The Trouble with Tankers
Air Date: Week of March 11, 1994
Host Steve Curwood talks about the continuing risks of long-distance oil transportation with Eric Nalder, a reporter with the Seattle Times and author of the new book, Tankers Full of Trouble. Nalder says that despite new legislation passed after the Valdez spill, large scale oil spills remain a danger due to the vast amounts of oil being transported and the flimsiness of tankers.
Transcript
CURWOOD: The immediate wake of the Exxon Valdez tragedy did make some national changes. In 1990, Congress passed the Oil Pollution Prevention Act, which among other things requires double hulls on new tankers, and rapid response teams to be on constant standby alert for spills. Late last year, such teams passed their first real test when workers quickly contained a 100,000 gallon spill just off some of Puerto Rico's most famous beaches. But for some, the threat of massive oil spills has changed little. Eric Nalder, a Pulitzer Prize-winning reporter for the Seattle Times, has ridden a supertanker out of Valdez and written a book about his experience. He says better cleanup capacity isn't really the answer.
NALDER: The improvement of cleanup capacity, the building of more skimmers - it's kind of a futile gesture. Because once you get about a million gallons of oil in the water there's almost nothing you can do to, to control it.
CURWOOD: If the Oil Pollution Act of 1990 had been in force before the Exxon Valdez set sail on that fateful day, would it, the outcome been any different?
NALDER: I don't think so, no. The ship itself would have today, as it still has today, had only a single hull. The ship actually hit the rocks with such force, a double hull, which is required in this Act, might not have made a difference anyway. And there isn't really anything in the regulation that would have changed the way the crew operates.
CURWOOD: I spent a good while going through your book, and I came away from this that you must have the opinion that really no tanker, really, is safe enough. Is that a fair assessment?

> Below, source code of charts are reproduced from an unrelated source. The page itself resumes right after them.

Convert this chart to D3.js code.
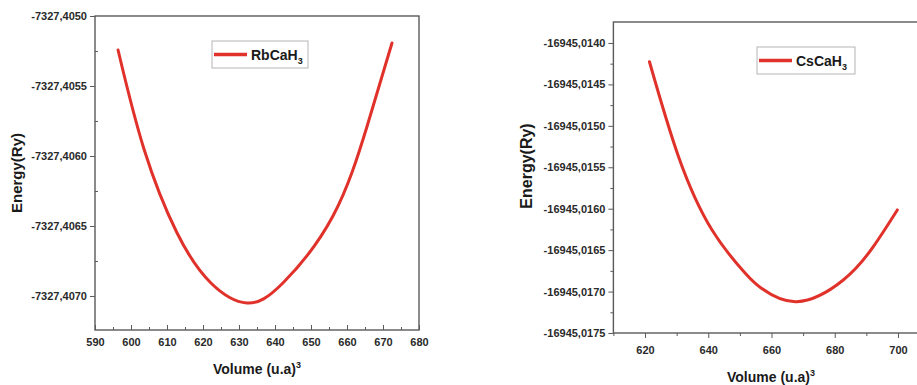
<!DOCTYPE html>
<html>
<head>
<meta charset="utf-8">
<script src="https://cdn.jsdelivr.net/npm/d3@7"></script>
<style>
  body { margin: 0; background: #fff; }
  svg { display: block; font-family: "Liberation Sans", Arial, sans-serif; font-weight: bold; }
  .tick text { fill: #2a2a2a; }
</style>
</head>
<body>
<svg id="chart"></svg>
<script>
// RbCaH3 (left panel)
const rbVolume = [596.4, 603.6, 612.8, 622.2, 632.2, 642.2, 656.1, 665.6, 672.5];
const rbEnergy = [-7327.405243, -7327.405950, -7327.406550, -7327.406907, -7327.407050,
  -7327.406907, -7327.406429, -7327.405786, -7327.405193];
const rbYTicks = ['-7327,4050', '-7327,4055', '-7327,4060', '-7327,4065', '-7327,4070'];
const rbXTicks = [590, 600, 610, 620, 630, 640, 650, 660, 670, 680];

// CsCaH3 (right panel)
const csVolume = [621.4, 630.6, 641.2, 651.7, 656.7, 668, 682.7, 692.2, 699.8];
const csEnergy = [-16945.014226, -16945.015372, -16945.016257, -16945.016779, -16945.016957,
  -16945.017122, -16945.016860, -16945.016458, -16945.016015];
const csYTicks = ['-16945,0140', '-16945,0145', '-16945,0150', '-16945,0155', '-16945,0160',
  '-16945,0165', '-16945,0170', '-16945,0175'];
const csXTicks = [620, 640, 660, 680, 700];

const size = {w: 917, h: 385};
const red = '#e0312a';
const frameColor = '#5a5a5a';

const svg = d3.select('svg#chart')
  .attr('width', size.w)
  .attr('height', size.h);

const toNum = s => +s.replace(',', '.');
const fmt = d => d.toFixed(4).replace('.', ',');

function drawPanel(cfg) {
  const g = svg.append('g');
  const x = d3.scaleLinear().domain(cfg.xDomain).range(cfg.xRange);
  const y = d3.scaleLinear().domain(cfg.yDomain).range(cfg.yRange);

  const yMajor = cfg.yTicks.map(toNum);
  const yMinor = yMajor.slice(0, -1).map((v, i) => (v + yMajor[i + 1]) / 2);
  const xMajor = cfg.xTicks;
  const xMinor = xMajor.slice(0, -1).map((v, i) => (v + xMajor[i + 1]) / 2);
  if (cfg.xMinorExtra) xMinor.push(xMajor[xMajor.length - 1] + cfg.xStep / 2, xMajor[0] - cfg.xStep / 2);

  const left = cfg.xRange[0], bottom = cfg.yRange[0];

  // y axis
  const yAx = g.append('g')
    .attr('transform', `translate(${left},0)`)
    .call(d3.axisLeft(y).tickValues(yMajor).tickFormat(fmt).tickSize(5).tickPadding(3));
  yAx.select('.domain').remove();
  yAx.selectAll('line').attr('stroke', frameColor);
  yAx.selectAll('text').style('font-size', cfg.yFont + 'px');

  const yMin = g.append('g')
    .attr('transform', `translate(${left},0)`)
    .call(d3.axisLeft(y).tickValues(yMinor).tickFormat('').tickSize(cfg.yMinorIn ? -3 : 3));
  yMin.select('.domain').remove();
  yMin.selectAll('line').attr('stroke', frameColor);

  // x axis
  const xIn = cfg.xIn ? -1 : 1;
  const xAx = g.append('g')
    .attr('transform', `translate(0,${bottom})`)
    .call(d3.axisBottom(x).tickValues(xMajor).tickFormat(d3.format('d'))
      .tickSize(5 * xIn).tickPadding(cfg.xPad));
  xAx.select('.domain').remove();
  xAx.selectAll('line').attr('stroke', frameColor);
  xAx.selectAll('text').style('font-size', '11px');

  const xMin = g.append('g')
    .attr('transform', `translate(0,${bottom})`)
    .call(d3.axisBottom(x).tickValues(xMinor).tickFormat('').tickSize(3 * xIn));
  xMin.select('.domain').remove();
  xMin.selectAll('line').attr('stroke', frameColor);

  // frame
  g.append('rect')
    .attr('x', cfg.xRange[0])
    .attr('y', cfg.yRange[1])
    .attr('width', cfg.xRange[1] - cfg.xRange[0])
    .attr('height', cfg.yRange[0] - cfg.yRange[1])
    .attr('fill', 'none')
    .attr('stroke', frameColor)
    .attr('stroke-width', 1.4);

  // curve
  const line = d3.line()
    .x(d => x(d[0]))
    .y(d => y(d[1]))
    .curve(d3.curveNatural);
  g.append('path')
    .datum(d3.zip(cfg.volume, cfg.energy))
    .attr('d', line)
    .attr('fill', 'none')
    .attr('stroke', red)
    .attr('stroke-width', 3)
    .attr('stroke-linecap', 'round');

  // axis titles
  g.append('text')
    .attr('transform', `translate(${cfg.yTitlePos[0]},${cfg.yTitlePos[1]}) rotate(-90)`)
    .attr('text-anchor', 'middle')
    .attr('dominant-baseline', 'central')
    .style('font-size', cfg.yTitleFont + 'px')
    .attr('fill', '#1a1a1a')
    .text('Energy(Ry)');

  const xt = g.append('text')
    .attr('x', cfg.xTitlePos[0])
    .attr('y', cfg.xTitlePos[1])
    .attr('text-anchor', 'middle')
    .style('font-size', '14px')
    .attr('fill', '#1a1a1a');
  xt.append('tspan').text('Volume (u.a)');
  xt.append('tspan').attr('dy', -6).style('font-size', '9px').text('3');

  // legend
  const lg = g.append('g').attr('transform', `translate(${cfg.legend[0]},${cfg.legend[1]})`);
  lg.append('rect')
    .attr('width', cfg.legend[2])
    .attr('height', 27)
    .attr('fill', '#fff')
    .attr('stroke', '#b5b5b5')
    .attr('stroke-width', 1);
  lg.append('line')
    .attr('x1', 2).attr('x2', 35)
    .attr('y1', 13.5).attr('y2', 13.5)
    .attr('stroke', red)
    .attr('stroke-width', 3.5);
  const lt = lg.append('text')
    .attr('x', 39)
    .attr('y', 19)
    .style('font-size', '14px')
    .attr('fill', '#1a1a1a');
  lt.append('tspan').text(cfg.name);
  lt.append('tspan').attr('dy', 4).style('font-size', '9px').text('3');
}

drawPanel({
  name: 'RbCaH',
  volume: rbVolume,
  energy: rbEnergy,
  xDomain: [590, 680],
  xRange: [95, 419],
  yDomain: [-7327.407243, -7327.4050],
  yRange: [330, 16],
  yTicks: rbYTicks,
  xTicks: rbXTicks,
  xStep: 10,
  yFont: 11,
  yMinorIn: true,
  xIn: true,
  xPad: 8,
  yTitlePos: [16, 173],
  yTitleFont: 15,
  xTitlePos: [257, 374],
  legend: [212, 41, 96]
});

drawPanel({
  name: 'CsCaH',
  volume: csVolume,
  energy: csEnergy,
  xDomain: [610, 710],
  xRange: [613.4, 929.6],
  yDomain: [-16945.0175, -16945.013747],
  yRange: [333, 22],
  yTicks: csYTicks,
  xTicks: csXTicks,
  xStep: 20,
  xMinorExtra: true,
  yFont: 11,
  yMinorIn: false,
  xIn: false,
  xPad: 8,
  yTitlePos: [526, 166],
  yTitleFont: 16,
  xTitlePos: [771, 382],
  legend: [757, 47, 98]
});
</script>
</body>
</html>
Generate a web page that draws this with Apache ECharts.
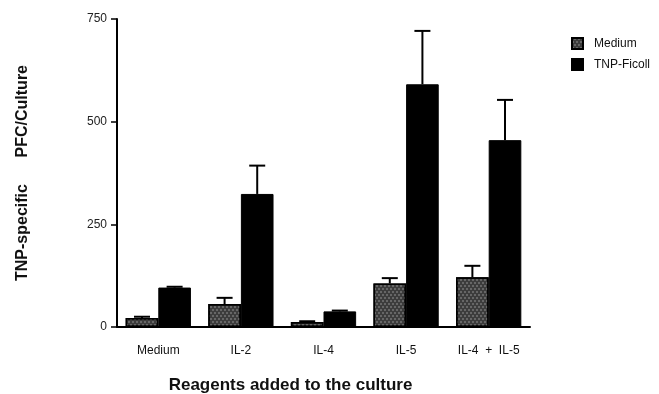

NALDER: It's a fair assessment. I mean, any time you're carrying that much oil - in this case the ship I was aboard was carrying 35 million gallons of oil, other tankers carry much more than that - you've got a potential for accidents or spills or major spills. You know, as I say in the book, you know, a world that guzzles 30,000 gallons of oil a second makes no peace with any shoreline including our own. And I think between the time of the Exxon Valdez accident in March of 1989 and the ride that I took aboard an oil tanker for this book, which was in January of 1992, worldwide there were some, I think it was 84 tankers that spilled large amounts of oil, a total of 65 million gallons of oil. In sounding as pessimistic as I do here, it's not to say we can't do better. In fact there are many, many things we can do that would go much farther in preventing spills.
CURWOOD: All right; give us some examples, please.
NALDER: Well, I think one of the most important is to take a look at and make changes in the way we operate these ships. The vast majority of accidents at least involve or begin with human error. The crews of these vessels ought to be checked out by regulators on the vessel they're operating, just the way they do with airplane crews. That doesn't happen in the world of ships. I think also the ships need to be better built. Starting just after World War II, the owners of these oil tankers built larger ships with proportionately less steel. And frankly, they were fragile ships. You know, you learn, you really learn something, and I did on this vessel, when you ride an oil tanker into the teeth of a 70-mile-an-hour wind and into 40-foot seas, you think that you're on a vessel, being 900-1000 feet long, that is very powerful. That has, that's not vulnerable to nature, until you meet something like that. As you stand on the bridge you can see the ship bending. Bending like a twig, up and down, against the force of these waves. And the sound of the ship groaning is a terrible, terrible sound; I mean you literally can hear the ship in pain, all of the joints grinding. I tell the story of one ship that was hammered by a 90-foot wave and cracked down the side, spilling nearly a million gallons of oil into the Gulf of Alaska. This happens all the time. And the industry literally watched this happen for decades, and continued to reduce the steel in these ships. And nobody really paid attention to the carnage, until recently when they're starting to do studies and saying, "Hey wait a minute, these ships seem to be breaking apart in the waves. Maybe we'd better build them a little differently." But the rules are still not good enough.
CURWOOD: Eric Nalder is a reporter for the Seattle Times and author of the new book, Tankers Full of Trouble. Thanks very much for talking with us.
NALDER: Well thank you very much; I've enjoyed it.